Sr. De Quinto (y me permito la generosidad del tratamiento): si los dolores por nuestros muertos resultan tan vívidos, inextinguibles y vengativos, comprenda usted lo que sufrimos en silencio durante cuarenta años, y seguimos sufriendo, quienes vimos cómo asesinaban a nuestros deudos quienes, traicionando a su bandera y dinamitando el orden constitucional, sembraron de sangre un país en el que aún pervive una ideología muy próxima a los sublevados. Hablo, siguiendo su línea, Sr. De Quinto (e insisto en el tratamiento) de quienes acabaron con un sueño de modernidad, de cultura y de justicia social mediante lo que cobró injusta fama de guerra civil, ya que no hubo una guerra de tal género sino una agresión que contó con vergonzosos apoyos, incluso de la mayoría de la Iglesia española, que blasfemó de su fe. Una guerra que se prolongó tras la fase bélica en tribunales espurios, instituciones impuestas, procederes inicuos y represiones que subrayaron la misma Transición. ¿Recordamos los crímenes cometidos en esa Transición desde lo que un jefe de Gobierno calificó como «desagües del Estado»? Dejemos la información estadística, larga y negra, de tales años, porque «nosotros», los que vivimos de la herencia moral republicana, olvidamos, Sr. De Quinto, y sólo excavamos la tierra, con infinitas dificultades, para hallar unos huesos que queremos devolver con dignidad a la tierra. Se lo dice a usted, vengativo caballero (y sigo observando el tratamiento), un anciano «que ha visto al águila herida/ volar al azul del cielo/ y morir en su guarida/ la víbora del veneno».

Cuando vi cómo le abrazaba el líder de su partido tras «cometer» usted sus manifestaciones me asabenté por qué hay en sus conmilitones ese «culto» afán por desmontar la «leyenda negra», reduciéndola a una imaginación enferma. ¿Sabe usted por qué, Sr. De Quinto? Porque esa leyenda sigue ahí, como –déjeme un resquicio al humor– los fantasmas ingleses viajan con las piedras de sus castillos trasladados a Filadelfia por un rico norteamericano cuando quiere redimirse de su filisteísmo cultural convirtiéndose en lord. Aquí los filisteos llaman guerra de liberación y movimiento nacional a toda una serie de crímenes en cadena ante los que no se puede llorar mientras el fiscal esté despierto.

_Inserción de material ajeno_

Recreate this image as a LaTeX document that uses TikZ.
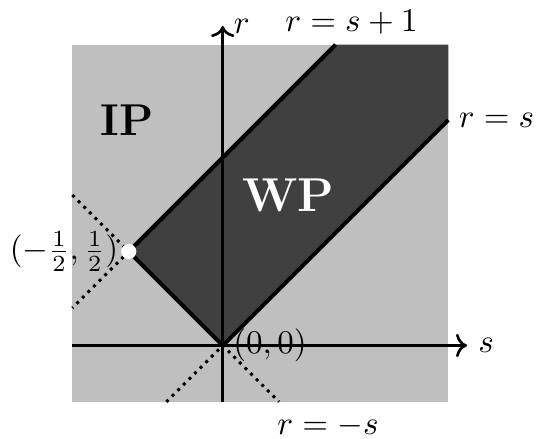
\documentclass[tikz,border=0pt]{standalone}
\usetikzlibrary{arrows.meta}
\definecolor{lightreg}{gray}{0.75}
\definecolor{darkreg}{gray}{0.25}
\begin{document}
\begin{tikzpicture}[x=2cm,y=2cm,
  axisline/.style={thick,->},
  boundline/.style={very thick,line join=round},
  dotline/.style={line width=0.9pt,dash pattern=on 0.9pt off 1.5pt},
  lbl/.style={inner sep=3pt}]
\useasboundingbox (-1.185,-0.497) rectangle (1.672,1.838);
% corner coordinates
\coordinate (O) at (0,0);
\coordinate (P) at (-0.5,0.5);
\coordinate (A) at (1.2,1.2);
\coordinate (B) at (1.2,1.6);
\coordinate (C) at (0.6,1.6);
% regions
\fill[lightreg] (-0.8,-0.3) rectangle (1.2,1.6);
\fill[darkreg] (P) -- (O) -- (A) -- (B) -- (C) -- cycle;
% dotted extensions
\coordinate (d1) at (-0.8,0.8);
\coordinate (d2) at (-0.8,0.2);
\coordinate (d3) at (-0.3,-0.3);
\coordinate (d4) at (0.3,-0.3);
\draw[dotline] (d1) -- (P) -- (d2);
\draw[dotline] (d3) -- (O) -- (d4);
% axes
\coordinate (xs) at (-0.8,0);
\coordinate (xe) at (1.3,0);
\coordinate (ys) at (0,-0.3);
\coordinate (ye) at (0,1.7);
\draw[axisline] (xs) -- (xe) node[right,lbl] (slab) {$s$};
\draw[axisline] (ys) -- (ye) node[right,lbl] (rlab) {$r$};
% boundaries
\draw[boundline] (C) -- (P) -- (O) -- (A);
% point
\fill[white] (P) circle (2.3pt);
% labels
\node[left,lbl] (plab) at (P) {$(-\frac{1}{2},\frac{1}{2})$};
\node[right,lbl] (olab) at (O) {$(0,0)$};
\node[right,lbl] (rslab) at (A) {$r=s$};
\node (rs1lab) at (0.685,1.72) {$r=s+1$};
\node (rmslab) at (0.56,-0.43) {$r=-s$};
\node (ip) at (-0.51,1.2) {\fontsize{13.5}{16}\selectfont\bfseries IP};
\node[text=white] (wp) at (0.347,0.80) {\Large\bfseries WP};
\end{tikzpicture}
\end{document}
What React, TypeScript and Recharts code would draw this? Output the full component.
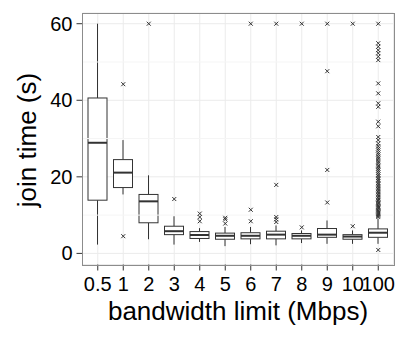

Lo que me apena en todo este emburrió por el que discurren las aguas negras de mil intereses farisaicos es que los dolores más íntimos sean agitados desde alturas en que se izan banderas políticas que debieran representar ideas y no ansias adúlteras. Todos los muertos son eso: muertos; memoria íntima y tierna, propuesta de paz, ejemplo para la historia. Como cristiano sé con absoluta seguridad que sus muertos y mis muertos conviven en la luz que no se apaga, en amor inefable. Es más, creo firmemente como hombre de fe viva que la pretensión de enfrentar a los muertos, al menos pretenderlo, es pecado contra el Espíritu, que es pecado que la teología juzga como el más grave porque se proyecta contra Dios. Pregúnteselo usted a alguno de esos prelados que aún tienen ustedes a mano. Por mi parte dejo aquí la cuestión porque: «Todo es hermoso y constante./ Todo es música y razón./ Y todo, como el diamante,/ antes que luz es carbón».